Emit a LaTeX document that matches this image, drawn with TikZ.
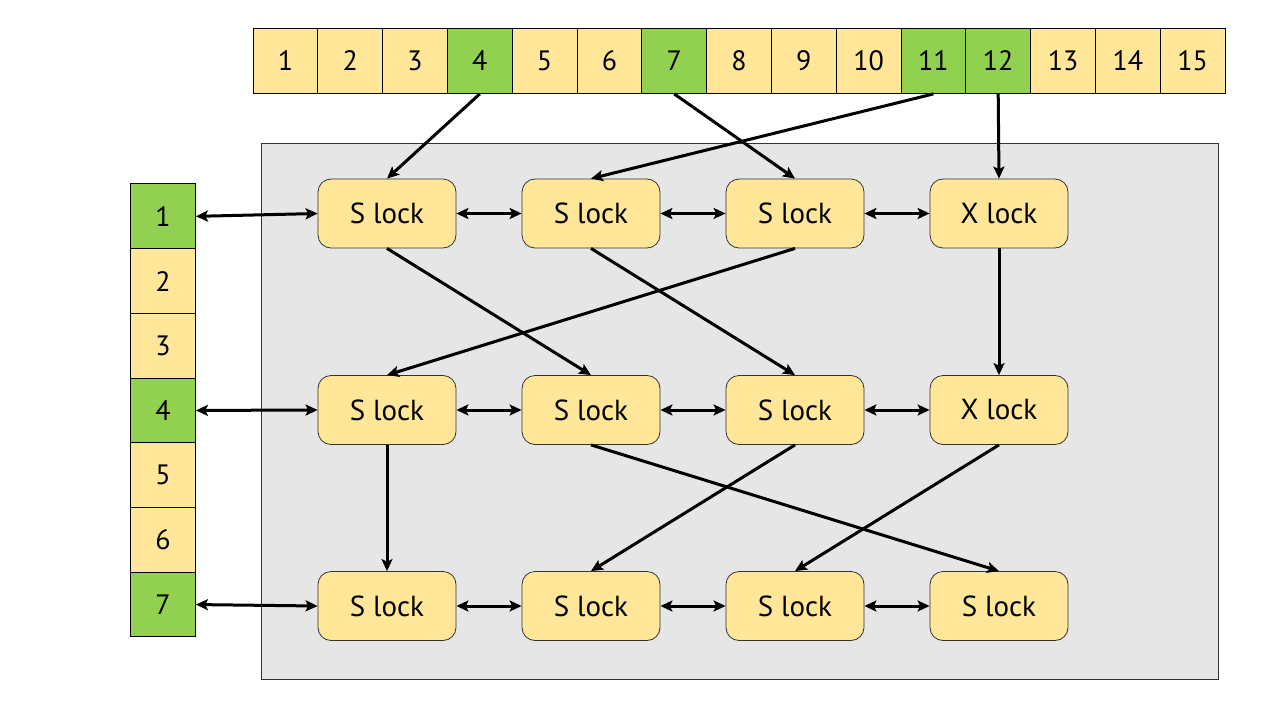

━━━━━━━━

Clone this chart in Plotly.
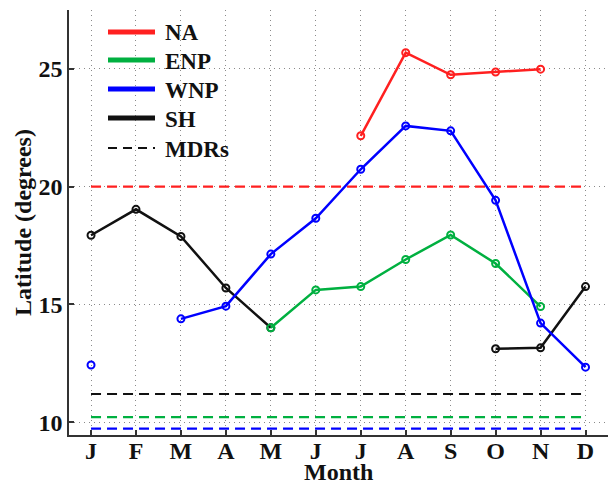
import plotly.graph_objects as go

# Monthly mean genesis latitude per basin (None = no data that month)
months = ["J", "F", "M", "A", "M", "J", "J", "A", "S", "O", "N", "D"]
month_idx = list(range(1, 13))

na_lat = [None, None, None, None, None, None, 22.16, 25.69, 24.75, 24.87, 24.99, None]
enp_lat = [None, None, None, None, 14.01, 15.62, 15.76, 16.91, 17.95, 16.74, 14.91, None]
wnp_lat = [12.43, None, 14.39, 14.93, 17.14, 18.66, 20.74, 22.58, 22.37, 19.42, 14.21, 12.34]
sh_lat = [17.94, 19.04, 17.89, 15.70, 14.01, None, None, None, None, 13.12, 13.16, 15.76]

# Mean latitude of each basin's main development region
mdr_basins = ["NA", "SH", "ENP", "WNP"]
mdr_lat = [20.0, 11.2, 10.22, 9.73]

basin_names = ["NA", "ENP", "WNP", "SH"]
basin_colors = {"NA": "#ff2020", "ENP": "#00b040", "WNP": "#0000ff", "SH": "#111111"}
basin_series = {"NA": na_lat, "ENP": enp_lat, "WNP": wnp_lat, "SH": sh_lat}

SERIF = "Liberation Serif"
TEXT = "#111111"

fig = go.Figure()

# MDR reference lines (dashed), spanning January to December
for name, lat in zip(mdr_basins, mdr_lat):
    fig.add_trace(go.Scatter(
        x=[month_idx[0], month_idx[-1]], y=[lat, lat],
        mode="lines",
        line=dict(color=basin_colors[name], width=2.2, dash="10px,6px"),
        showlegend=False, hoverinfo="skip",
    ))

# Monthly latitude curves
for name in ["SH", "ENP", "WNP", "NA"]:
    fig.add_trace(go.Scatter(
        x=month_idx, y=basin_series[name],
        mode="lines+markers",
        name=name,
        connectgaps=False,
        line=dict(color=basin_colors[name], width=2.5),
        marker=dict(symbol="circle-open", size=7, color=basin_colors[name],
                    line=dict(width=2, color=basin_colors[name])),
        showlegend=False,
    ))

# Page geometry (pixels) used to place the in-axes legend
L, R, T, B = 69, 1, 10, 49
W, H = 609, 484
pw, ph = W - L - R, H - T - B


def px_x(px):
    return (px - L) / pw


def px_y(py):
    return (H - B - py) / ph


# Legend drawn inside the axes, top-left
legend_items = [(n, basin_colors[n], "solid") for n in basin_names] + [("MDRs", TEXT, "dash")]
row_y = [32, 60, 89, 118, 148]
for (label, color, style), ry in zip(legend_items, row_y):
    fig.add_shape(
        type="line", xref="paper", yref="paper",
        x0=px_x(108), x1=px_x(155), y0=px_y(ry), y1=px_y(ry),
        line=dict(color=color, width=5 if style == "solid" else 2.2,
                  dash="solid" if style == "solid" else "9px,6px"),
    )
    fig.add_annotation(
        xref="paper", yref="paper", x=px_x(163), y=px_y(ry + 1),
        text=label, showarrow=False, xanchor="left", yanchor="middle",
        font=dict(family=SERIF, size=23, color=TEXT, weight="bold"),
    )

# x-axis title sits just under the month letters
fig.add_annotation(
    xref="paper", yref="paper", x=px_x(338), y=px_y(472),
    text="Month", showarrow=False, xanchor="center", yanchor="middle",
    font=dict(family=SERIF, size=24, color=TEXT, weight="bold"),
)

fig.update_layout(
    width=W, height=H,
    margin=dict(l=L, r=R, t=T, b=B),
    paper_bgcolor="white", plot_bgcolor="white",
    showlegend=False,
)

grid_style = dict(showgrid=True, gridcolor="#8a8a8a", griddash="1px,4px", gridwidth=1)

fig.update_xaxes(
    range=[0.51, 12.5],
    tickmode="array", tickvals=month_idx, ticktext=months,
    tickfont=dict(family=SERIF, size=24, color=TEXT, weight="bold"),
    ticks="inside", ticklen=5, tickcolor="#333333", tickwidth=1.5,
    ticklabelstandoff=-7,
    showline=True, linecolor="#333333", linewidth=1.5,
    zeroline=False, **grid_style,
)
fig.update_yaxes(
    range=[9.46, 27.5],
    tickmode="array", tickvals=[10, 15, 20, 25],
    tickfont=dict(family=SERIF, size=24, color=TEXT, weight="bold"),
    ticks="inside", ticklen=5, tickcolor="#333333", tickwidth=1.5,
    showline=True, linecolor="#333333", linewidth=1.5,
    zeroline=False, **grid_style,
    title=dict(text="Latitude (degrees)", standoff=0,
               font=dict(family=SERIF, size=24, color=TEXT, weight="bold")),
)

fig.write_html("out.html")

━━━━━━━━

**WHAT IS NEEDED:**
Tally the lines in the records above that contain the word "this", and give only that number.

**EXERCISE ANSWER:**
2